Monitoring and Optimization Process

Compute optimization is an ongoing process.

Key Metrics

# Prometheus metrics for compute optimization
- name: instance_cpu_utilization
  prometheus: true
  type: gauge
  description: CPU utilization percentage
  
- name: instance_memory_utilization
  prometheus: true
  type: gauge
  description: Memory utilization percentage
  
- name: instance_network_throughput
  prometheus: true
  type: gauge
  description: Network throughput in Mbps
  
- name: instance_cost_per_hour
  prometheus: true
  type: gauge
  description: Cost per hour in USD

Optimization Workflow

# Automated optimization workflow
class ComputeOptimizer:
    def __init__(self):
        self.analyzer = WorkloadAnalyzer()
        self.recommender = RecommendationEngine()
    
    def run_optimization_cycle(self):
        # 1. Collect metrics
        metrics = self.collect_metrics()
        
        # 2. Analyze workloads
        workloads = self.analyzer.analyze_all(metrics)
        
        # 3. Generate recommendations
        recommendations = self.recommender.generate(workloads)
        
        # 4. Filter actionable recommendations
        actionable = self.filter_by_impact(recommendations)
        
        # 5. Implement changes
        for rec in actionable:
            if self.should_auto_apply(rec):
                self.apply_recommendation(rec)
            else:
                self.notify_team(rec)
    
    def should_auto_apply(self, recommendation):
        # Auto-apply low-risk optimizations
        safe_types = ['stop_unused', 'resize_to_smaller']
        return recommendation.type in safe_types

Conclusion

Cloud compute optimization requires ongoing attention and systematic approaches.

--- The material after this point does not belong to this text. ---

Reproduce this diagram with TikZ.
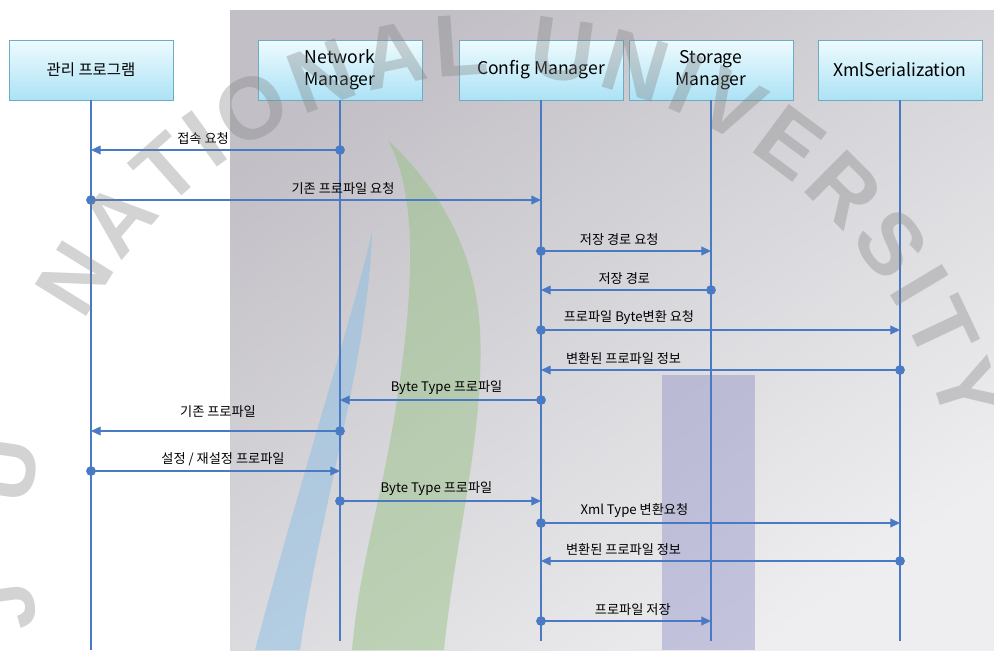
\documentclass[tikz,border=0pt]{standalone}
\usepackage{fontspec}
\setmainfont{Noto Sans CJK KR}
\newfontfamily\sealfont{Liberation Sans}
\usetikzlibrary{arrows.meta,shadows,decorations.text}

\definecolor{lineblue}{RGB}{74,122,196}
\definecolor{boxtop}{RGB}{238,251,254}
\definecolor{boxbot}{RGB}{172,226,245}
\definecolor{boxline}{RGB}{110,172,196}
\definecolor{paneltop}{RGB}{194,192,198}
\definecolor{panelbot}{RGB}{238,238,240}
\definecolor{wmblue}{RGB}{130,188,230}
\definecolor{wmgreen}{RGB}{145,192,125}
\definecolor{wmpurple}{RGB}{145,145,200}

\tikzset{
  actor/.style={rectangle, draw=boxline, top color=boxtop, bottom color=boxbot,
    minimum width=3.28cm, minimum height=1.2cm, text centered, align=center,
    font=\fontsize{10}{12.5}\selectfont,
    drop shadow={shadow xshift=0.6pt, shadow yshift=-0.8pt, opacity=0.35}},
  lifeline/.style={draw=lineblue, line width=0.7pt},
  msg/.style={draw=lineblue, line width=0.7pt,
    {Circle[length=5.5pt]}-{Triangle[length=5.5pt,width=5pt]}, shorten <=-2.75pt},
  lbl/.style={above, inner sep=2.5pt, font=\fontsize{7.5}{9}\selectfont},
  sealtext/.style={decorate, decoration={text along path, text align={fit to path},
    text color=gray, text={|\sealfont\bfseries\fontsize{50}{50}\selectfont|#1}}}
}

\begin{document}
\begin{tikzpicture}[x=0.02cm, y=-0.02cm]
\useasboundingbox (0,0) rectangle (994,650);

% grey panel with the emblem stripes behind the chart
\shade[top color=paneltop, bottom color=panelbot, shading angle=35] (230,10) rectangle (994,650);
\begin{scope}[opacity=0.45]
\fill[wmgreen] (388,140) .. controls (420,200) and (412,300) .. (397,400)
  .. controls (382,500) and (360,560) .. (352,650) -- (444,650)
  .. controls (455,540) and (485,430) .. (480,330)
  .. controls (475,240) and (430,180) .. (388,140) -- cycle;
\fill[wmblue] (372,232) .. controls (352,320) and (300,480) .. (255,650) -- (300,650)
  .. controls (322,500) and (368,360) .. (372,232) -- cycle;
\fill[wmpurple] (662,375) rectangle (755,650);
\end{scope}

% objects
\node (mgr) [actor, font=\fontsize{8.8}{10.5}\selectfont] at (91,70) {관리 프로그램};
\node (net) [actor] at (340,70) {Network\\Manager};
\node (cfg) [actor] at (541,70) {Config Manager};
\node (stg) [actor] at (711,70) {Storage\\Manager};
\node (xml) [actor] at (900,70) {XmlSerialization};

% lifelines
\draw[lifeline] (mgr) -- (mgr |- 0,650);
\draw[lifeline] (net) -- (net |- 0,641);
\draw[lifeline] (cfg) -- (cfg |- 0,641);
\draw[lifeline] (stg) -- (stg |- 0,641);
\draw[lifeline] (xml) -- (xml |- 0,641);

% messages
\draw[msg] (net |- 0,150) -- node[lbl, pos=0.55] {접속 요청} (mgr |- 0,150);
\draw[msg] (mgr |- 0,200) -- node[lbl, pos=0.56] {기존 프로파일 요청} (cfg |- 0,200);
\draw[msg] (cfg |- 0,251) -- node[lbl, pos=0.46] {저장 경로 요청} (stg |- 0,251);
\draw[msg] (stg |- 0,290) -- node[lbl, pos=0.51] {저장 경로} (cfg |- 0,290);
\draw[msg] (cfg |- 0,330) -- node[lbl, pos=0.245] {프로파일 Byte변환 요청} (xml |- 0,330);
\draw[msg] (xml |- 0,370) -- node[lbl, pos=0.77] {변환된 프로파일 정보} (cfg |- 0,370);
\draw[msg] (cfg |- 0,400) -- node[lbl, pos=0.47] {Byte Type 프로파일} (net |- 0,400);
\draw[msg] (net |- 0,431) -- node[lbl, pos=0.49, yshift=5pt] {기존 프로파일} (mgr |- 0,431);
\draw[msg] (mgr |- 0,471) -- node[lbl, pos=0.53] {설정 / 재설정 프로파일} (net |- 0,471);
\draw[msg] (net |- 0,501) -- node[lbl, pos=0.48] {Byte Type 프로파일} (cfg |- 0,501);
\draw[msg] (cfg |- 0,523) -- node[lbl, pos=0.26] {Xml Type 변환요청} (xml |- 0,523);
\draw[msg] (xml |- 0,561) -- node[lbl, pos=0.77] {변환된 프로파일 정보} (cfg |- 0,561);
\draw[msg] (cfg |- 0,621) -- node[lbl, pos=0.54] {프로파일 저장} (stg |- 0,621);

% seal lettering laid over the chart
\begin{scope}[shift={(495,540)}, x=1cm, y=1cm, opacity=0.35]
\path[sealtext={NATIONAL UNIVERSITY}]
  (152:9.3) arc[start angle=152, end angle=14, radius=9.3];
\path[sealtext={JEJU}]
  (222:9.3) arc[start angle=222, end angle=168, radius=9.3];
\end{scope}
\end{tikzpicture}
\end{document}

The strategies outlined in this guide—right instance selection, pricing model optimization, effective scaling, and continuous monitoring—provide a framework for sustained cost reduction.

Start with understanding your workloads. Implement monitoring to establish baselines. Make incremental improvements. Automate where possible. And remember that optimization is not about minimizing cost at all costs—it’s about maximizing value, which sometimes means paying for better performance.

The cloud offers unprecedented flexibility in compute resources. Leveraging this flexibility effectively requires deliberate choices about instance types, scaling strategies, and pricing models. Make those choices wisely, and your cloud compute costs will reflect the optimization effort.